Увага! Всі конференції починаючи з 2014 року публікуються на новому сайті: conferences.neasmo.org.ua
Наукові конференції
 

CУБЪЕКТ-ОБЪЕКТНАЯ ОППОЗИЦИЯ В АКСИОЛОГИЧЕСКОМ АСПЕКТЕ.

Автор: 
Владимир Ивакин

Надо признать, что с лёгкой руки И. Канта произошла определённая гносеологическая гипертрофия стиля философского мышления, порой заслоняющая первичный ценностно-практический смысл, лежащий в основе субъект-объектной оппозиции. В ценностном отношении также следует различать субъект ценностного отношения и субъект познания ценности.
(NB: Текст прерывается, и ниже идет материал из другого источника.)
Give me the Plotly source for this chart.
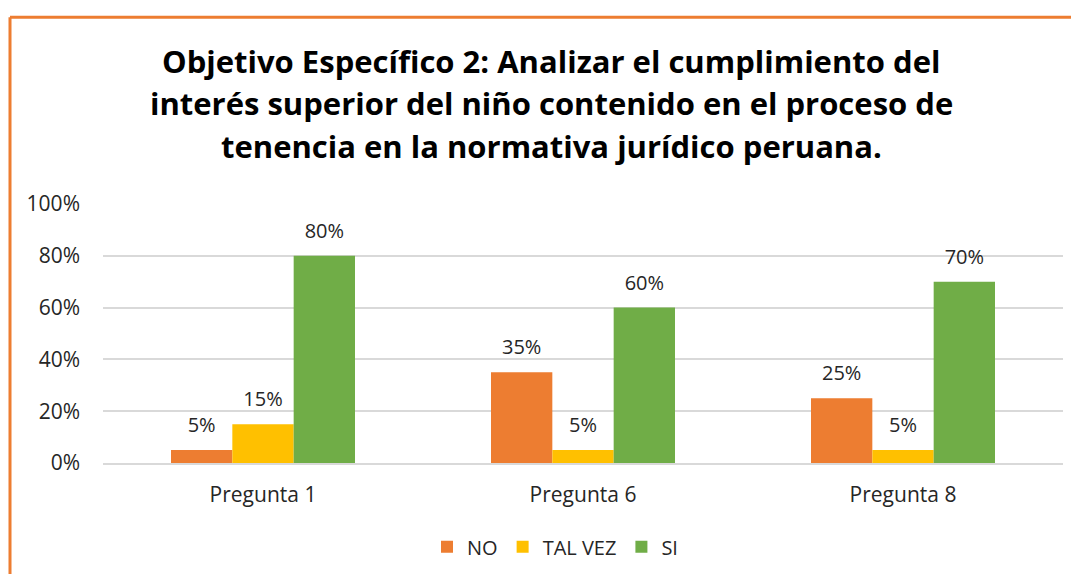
import plotly.graph_objects as go

categories = ["Pregunta 1", "Pregunta 6", "Pregunta 8"]
no_vals = [0.05, 0.35, 0.25]
talvez_vals = [0.15, 0.05, 0.05]
si_vals = [0.80, 0.60, 0.70]
series_names = ["NO", "TAL VEZ", "SI"]
colors = ["#ED7D31", "#FFC000", "#70AD47"]
tick_vals = [0, 0.2, 0.4, 0.6, 0.8, 1.0]
tick_text = ["0%", "20%", "40%", "60%", "80%", "100%"]
title_lines = [
    "Objetivo Específico 2: Analizar el cumplimiento del",
    "interés superior del niño contenido en el proceso de",
    "tenencia en la normativa jurídico peruana.",
]

FONT = "'Open Sans', sans-serif"
TXT = "#262626"
OFF = 8  # page body margin
W, H = 1079 - 2 * OFF, 582 - 2 * OFF
# layout pixel positions (page coords)
PL, PR, PT, PB = 103, 1063, 204, 473
ml, mr, mt, mb = PL - OFF, (W + OFF) - PR, PT - OFF, (H + OFF) - PB
pw, ph = W - ml - mr, H - mt - mb


def px_x(p):
    return (p - PL) / pw


def px_y(p):
    return (PB - p) / ph


fig = go.Figure()
for name, vals, col in zip(series_names, [no_vals, talvez_vals, si_vals], colors):
    fig.add_trace(go.Bar(
        x=categories, y=vals, name=name, offsetgroup=name,
        marker=dict(color=col, line=dict(width=0)), hoverinfo="x+y+name",
    ))
for name, vals in zip(series_names, [no_vals, talvez_vals, si_vals]):
    fig.add_trace(go.Scatter(
        x=categories, y=vals, name=name, offsetgroup=name, mode="markers+text",
        marker=dict(size=19, color="rgba(0,0,0,0)"),
        text=[f"{round(v*100)}%" for v in vals], textposition="top center",
        textfont=dict(size=20, color=TXT, family=FONT), showlegend=False,
        hoverinfo="skip", cliponaxis=False,
    ))

annotations = []
for line, yc in zip(title_lines, [55, 99, 144]):
    annotations.append(dict(
        text=f"<b>{line}</b>", xref="paper", yref="paper", x=px_x(551), y=px_y(yc),
        xanchor="center", yanchor="middle", showarrow=False,
        font=dict(size=31, color="#000000", family=FONT),
    ))

fig.update_layout(
    width=W, height=H,
    margin=dict(l=ml, r=mr, t=mt, b=mb),
    paper_bgcolor="white", plot_bgcolor="white",
    barmode="group", bargap=0.425, bargroupgap=0,
    scattermode="group", scattergap=0.425,
    font=dict(family=FONT, size=20, color=TXT),
    showlegend=True,
    legend=dict(orientation="h", x=px_x(555), xanchor="center", y=px_y(560), yanchor="middle",
                font=dict(size=20, color=TXT, family=FONT), itemwidth=30,
                traceorder="normal"),
    xaxis=dict(showgrid=False, showline=True, linecolor="#d9d9d9", linewidth=2,
               ticks="", tickfont=dict(size=21, color=TXT), ticklabelstandoff=12),
    yaxis=dict(range=[0, 1.0], tickvals=tick_vals, ticktext=tick_text,
               showgrid=True, gridcolor="#d9d9d9", gridwidth=2, zeroline=False,
               showline=False, ticks="", tickfont=dict(size=21, color=TXT),
               ticklabelstandoff=22),
    annotations=annotations,
    shapes=[
        dict(type="line", xref="paper", yref="paper", x0=px_x(10), x1=px_x(1090), y0=px_y(10), y1=px_y(10),
             line=dict(color="#ED7D31", width=3)),
        dict(type="line", xref="paper", yref="paper", x0=px_x(10), x1=px_x(10), y0=px_y(10), y1=px_y(600),
             line=dict(color="#ED7D31", width=3)),
    ],
)

fig.write_html("out.html")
Ценностное отношение фундаментальнее, первичнее познавательного, оно затрагивает само бытие субъекта,  становление такого отношения связано с возникновением жизни на земле, и, в конечном счёте, с появлением «человека разумного». Ценностная предметность бытия существенным образом «относительна», ибо она порождается человечески-субъективным отношением к миру. Активность природы человеческого отношения именно как отношения подчёркивали представители немецкой классической философии. Ценностное взаимодействие субъекта и объекта имеет принципиальное отличие от гносеологического. Более того. Оно лежит в основе последнего. В пределах ценностного отношения вся полнота бытия содержится на стороне субъекта, бытие же объекта принимает относительную форму, носит подчинённый характер. Для субъекта этот факт имеет жизненно важное значение. Главное, что здесь вообще идёт речь лишь о бытии субъекта, а внесубъектное наличие объекта не играет никакой роли.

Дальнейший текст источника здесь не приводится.